Given problem:
Everything from the first line of the data below through the line that contains "import * as" should be written out exactly, please, and nothing more; the pictures stay out.

Given data:
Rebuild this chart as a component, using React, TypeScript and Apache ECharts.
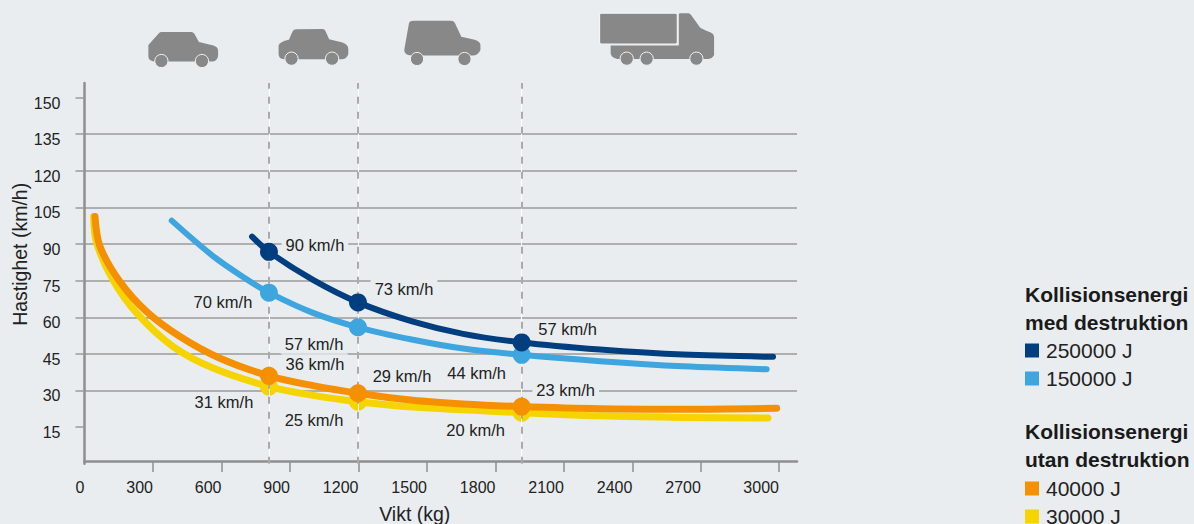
import React, { useEffect, useRef } from "react";
import * as echarts from "echarts";

const xTickPositions = [300, 600, 900, 1200, 1500, 1800, 2100, 2400, 2700, 3042];
const xLabelPositions = [0, ...xTickPositions];
const xTickLabels = ["0", "300", "600", "900", "1200", "1500", "1800", "2100", "2400", "2700", "3000"];
const yTicks = [15, 30, 45, 60, 75, 90, 105, 120, 135, 150];

const darkCurve = [[734, 93], [808, 86.8], [1001, 75.3], [1198, 66.1], [1439, 58.2], [1658, 53.2], [1915, 49.7], [2258, 46.8], [2622, 44.7], [3016, 43.8]];
const lightCurve = [[382, 99.6], [563, 85.1], [710, 75.6], [808, 70.1], [1001, 61.8], [1198, 55.9], [1439, 50.8], [1658, 47.2], [1915, 44.6], [2258, 42], [2622, 39.9], [2988, 38.7]];
const orangeCurve = [[46, 101.3], [68, 89], [155, 74.6], [272, 62.3], [418, 52.1], [593, 43.2], [808, 36], [1001, 32], [1198, 28.9], [1439, 26], [1658, 24.5], [1915, 23.4], [2258, 22.5], [2622, 22.3], [3032, 22.7]];
const yellowCurve = [[40, 101.3], [53, 90.5], [125, 75.3], [229, 61.7], [388, 48], [563, 39.2], [808, 31.6], [1001, 28], [1198, 25.4], [1439, 23.2], [1915, 20.9], [2258, 19.6], [2622, 18.9], [2994, 18.7]];

const markerX = [808, 1198, 1915];
const darkMarkers = [86.8, 66.1, 49.7];
const lightMarkers = [70.1, 55.9, 44.6];
const orangeMarkers = [36, 28.9, 23.4];
const yellowMarkers = [31.6, 25.4, 20.9];
const darkLabels = ["90 km/h", "73 km/h", "57 km/h"];
const lightLabels = ["70 km/h", "57 km/h", "44 km/h"];
const orangeLabels = ["36 km/h", "29 km/h", "23 km/h"];
const yellowLabels = ["31 km/h", "25 km/h", "20 km/h"];

const BG = "#e9edf0";
const TEXT = "#222222";
const FONT = "Liberation Sans";
const COLORS = { dark: "#003f7f", light: "#3fa5df", orange: "#f59100", yellow: "#f5d400" };
const ICON = "#888888";

const carA = "M48 135 L76 99 Q78 96 82 96 L160 96 Q165 96 168 101 L180 126 L218 137 Q230 142 230 152 L230 168 Q228 182 216 185 L62 185 Q48 182 48 170 Z";
const carB = "M388 137 Q390 125 415 119 L424 95 Q427 88 434 88 L503 87 Q508 87 510 92 L520 118 L555 128 Q570 134 570 148 L570 162 Q566 178 552 178 L402 178 Q388 176 388 162 Z";
const suv = "M728 72 Q729 62 740 62 L838 62 Q845 62 848 68 L865 110 L900 119 Q915 124 915 136 L915 150 Q908 167 895 167 L735 167 Q716 165 716 150 Z";
const truckCab = "M1433 43 Q1433 40 1437 40 L1458 40 Q1462 40 1465 45 L1488 82 Q1492 87 1515 97 Q1525 102 1525 112 L1525 165 Q1520 177 1508 177 L1272 177 Q1255 172 1255 160 L1255 137 L1433 137 Z";
const truckBox = "M1226 44 Q1226 40 1230 40 L1425 40 Q1429 40 1429 44 L1429 128 Q1429 132 1425 132 L1230 132 Q1226 132 1226 128 Z";
const vehicleWheels = [[82, 183], [188, 183], [422, 176], [528, 176], [750, 177], [874, 177], [1298, 176], [1350, 176], [1480, 176]];

echarts.graphic.registerShape("carA", echarts.graphic.extendPath(carA, {}));
echarts.graphic.registerShape("carB", echarts.graphic.extendPath(carB, {}));
echarts.graphic.registerShape("suv", echarts.graphic.extendPath(suv, {}));
echarts.graphic.registerShape("truckCab", echarts.graphic.extendPath(truckCab, {}));
echarts.graphic.registerShape("truckBox", echarts.graphic.extendPath(truckBox, {}));

const SX = 1 / 2.613;
const SY = 1 / 3;

const curve = (name: string, data: number[][], color: string, width: number, z: number) => ({
  type: "line", name, data, smooth: 0.33, showSymbol: false, symbol: "none", silent: true, z,
  itemStyle: { color },
  lineStyle: { color, width, cap: "round", join: "round" },
});

const markers = (name: string, ys: number[], labels: string[], offs: number[][], color: string, z: number) => ({
  type: "scatter", name, symbolSize: 18, silent: true, z, itemStyle: { color, opacity: 1 },
  data: markerX.map((x, i) => ({
    value: [x, ys[i]],
    label: {
      show: true, position: "inside", offset: offs[i], formatter: labels[i],
      color: TEXT, fontFamily: FONT, fontSize: 16.5, backgroundColor: BG, padding: [1, 4],
    },
  })),
});

const guide = (color: string, width: number, type: any, z: number) => ({
  type: "line", silent: true, z, data: [],
  markLine: {
    silent: true, symbol: "none", animation: false, label: { show: false },
    lineStyle: { color, width, type, opacity: 1 },
    data: markerX.map((x) => ({ xAxis: x })),
  },
});

export default function App() {
  const ref = useRef<HTMLDivElement>(null);
  useEffect(() => {
    document.body.style.margin = "0";
    const chart = echarts.init(ref.current!, undefined, { renderer: "svg" });
    const legendBase = {
      orient: "vertical", left: 1025, padding: 0, height: 70, itemWidth: 14, itemHeight: 14, itemGap: 7, icon: "rect", selectedMode: false,
      textStyle: { color: TEXT, fontFamily: FONT, fontSize: 21, padding: [0, 0, 0, 2] },
    };
    const title = (text: string, y: number) => ({
      type: "text", left: 1025, top: y - 12,
      style: { text, fill: "#1a1a1a", font: `bold 21px "${FONT}"` },
    });
    const icon = (type: string) => ({
      type, x: 130, y: 0, scaleX: SX, scaleY: SY, style: { fill: ICON },
    });
    chart.setOption({
      animation: false,
      backgroundColor: BG,
      grid: { left: 84.5, right: 397, top: 83, bottom: 60.3, containLabel: false, outerBoundsMode: "none" },
      xAxis: {
        type: "value", min: 0, max: 3121, offset: -2.7,
        name: "Vikt (kg)", nameLocation: "middle", nameGap: 43,
        nameTextStyle: { color: TEXT, fontFamily: FONT, fontSize: 19.5, padding: [0, 52, 0, 0] },
        splitLine: { show: false },
        axisLine: { show: true, onZero: false, lineStyle: { color: "#8e8e8e", width: 2.5 } },
        axisTick: { show: true, length: 11, customValues: xTickPositions, lineStyle: { color: "#8e8e8e", width: 1.5 } },
        axisLabel: {
          customValues: xLabelPositions, margin: 18, align: "right", color: TEXT, fontFamily: FONT, fontSize: 16,
          formatter: (v: number) => xTickLabels[xLabelPositions.indexOf(v)] ?? "",
        },
      },
      yAxis: {
        type: "value", min: 0, max: 156, interval: 15,
        name: "Hastighet (km/h)", nameLocation: "middle", nameGap: 55, nameRotate: 90, nameMoveOverlap: false,
        nameTextStyle: { color: TEXT, fontFamily: FONT, fontSize: 19.5, padding: [0, 0, 0, 38] },
        splitLine: { show: true, showMinLine: false, showMaxLine: false, lineStyle: { color: "#9a9a9a", width: 1.5 } },
        axisLine: { show: true, onZero: false, lineStyle: { color: "#8e8e8e", width: 2.5 } },
        axisTick: { show: true, length: 9, customValues: yTicks, lineStyle: { color: "#9a9a9a", width: 1.5 } },
        axisLabel: {
          customValues: yTicks, margin: 24, color: TEXT, fontFamily: FONT, fontSize: 16, verticalAlign: "top", lineHeight: 11,
        },
      },
      legend: [
        { ...legendBase, top: 340, data: ["250000 J", "150000 J"] },
        { ...legendBase, top: 478, data: ["40000 J", "30000 J"] },
      ],
      graphic: [
        icon("carA"), icon("carB"), icon("suv"), icon("truckCab"),
        { ...icon("truckBox"), style: { fill: ICON, stroke: "#f2f4f5", lineWidth: 3 } },
        ...vehicleWheels.map(([x, y]) => ({
          type: "circle", shape: { cx: 130 + x * SX, cy: y * SY, r: 6.6 },
          style: { fill: ICON, stroke: "#f2f4f5", lineWidth: 1 },
        })),
        title("Kollisionsenergi", 296), title("med destruktion", 324),
        title("Kollisionsenergi", 433), title("utan destruktion", 461),
      ],
      series: [
        guide("#ffffff", 1, "solid", 1),
        guide("#aaaaaa", 2, [7, 8], 2),
        curve("30000 J", yellowCurve, COLORS.yellow, 7, 3),
        markers("30000 J", yellowMarkers, yellowLabels, [[-45, 15], [-44, 18], [-46, 17]], COLORS.yellow, 4),
        curve("40000 J", orangeCurve, COLORS.orange, 7, 5),
        markers("40000 J", orangeMarkers, orangeLabels, [[46, -12], [44, -17], [44, -17]], COLORS.orange, 6),
        curve("150000 J", lightCurve, COLORS.light, 6, 7),
        markers("150000 J", lightMarkers, lightLabels, [[-46, 9], [-44, 17], [-45, 18]], COLORS.light, 8),
        curve("250000 J", darkCurve, COLORS.dark, 6, 9),
        markers("250000 J", darkMarkers, darkLabels, [[46, -7], [46, -13.5], [46, -13.5]], COLORS.dark, 10),
      ],
    });
    return () => chart.dispose();
  }, []);
  return <div ref={ref} style={{ width: 1194, height: 524 }} />;
}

Reply to the task:
Rebuild this chart as a component, using React, TypeScript and Apache ECharts.
import React, { useEffect, useRef } from "react";
import * as echarts from "echarts";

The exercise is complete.